I think it can work if you're in a healthy relationship to begin with and you've just got stuck in a bit of a state of taking one another for granted.
If there is abuse or an abusive dynamic, it wouldn't work.
I read a book last year called The Happiness Project where the author decided to spend a year working on how to be happy, like a project, and the second month was marriage, she decided to complain less and do more, and she found that (without telling her DH she was doing this) in return he automatically complained less, did more and complimented/appreciated more. I found that really interesting. It does make sense, and since then I've tried to adopt an attitude of "If you can reasonably do it, and it would be nice, do it". I don't always keep to it because I'm forgetful but I notice that when I do DH seems to appreciate it and seems happier in general which feeds into him being nicer to me. It's basic psychology really. Works on children too - that's what the whole "love bombing" thing is about.

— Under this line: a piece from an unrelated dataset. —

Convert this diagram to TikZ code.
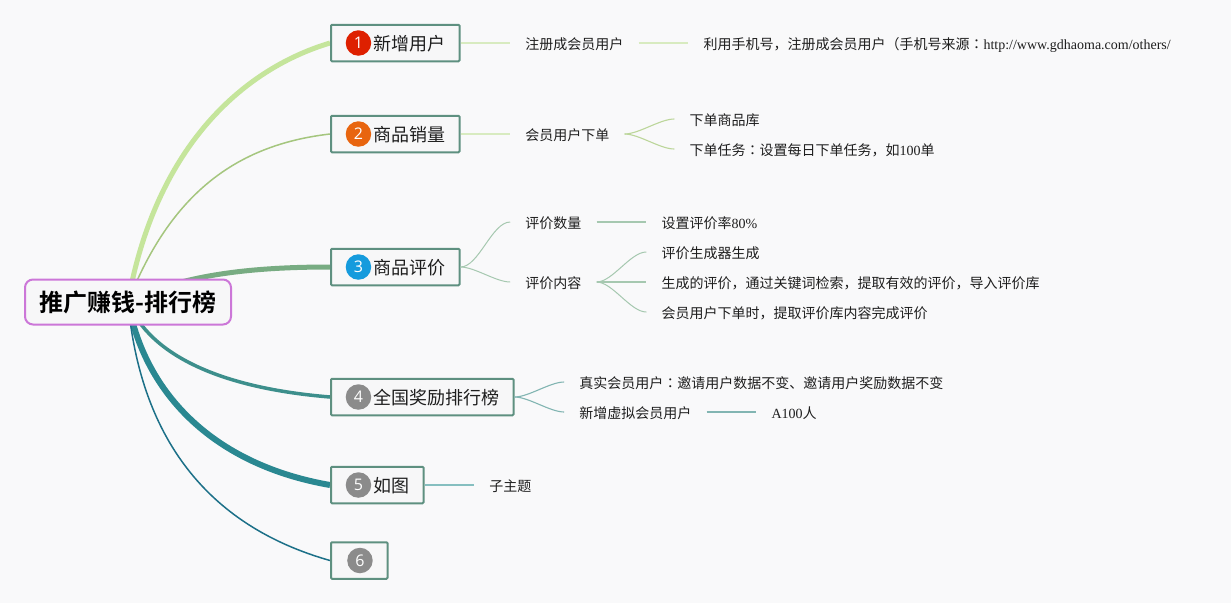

I am not keen at all on the "surrendered wife" thing, because if there is abuse or an abusive dynamic it could be extremely dangerous. Just being extra nice to your DH isn't particularly harmful in itself, and if it isn't working then you can always just stop putting in so much effort. But adopting the whole surrendered wife gig and feeling as though he is your superior and such really feeds into the whole abusive dynamic. If your relationship is healthy and he has a genuine respect for you, it might not be disastrous, in that he would take the responsibility seriously and carefully consider your needs and feelings before deciding something, and in that case might work fine, as long as he was happy with having all of that responsibility effectively alone. (I don't think it would work for us.) But where there is abuse or an abusive dynamic, and I think this is quite likely to be the case when you are worried that a relationship is not working, and you're not able to just talk about it, it's a really really bad idea. It legitimises and enables the abuse, and somewhat even normalises and glamourises it.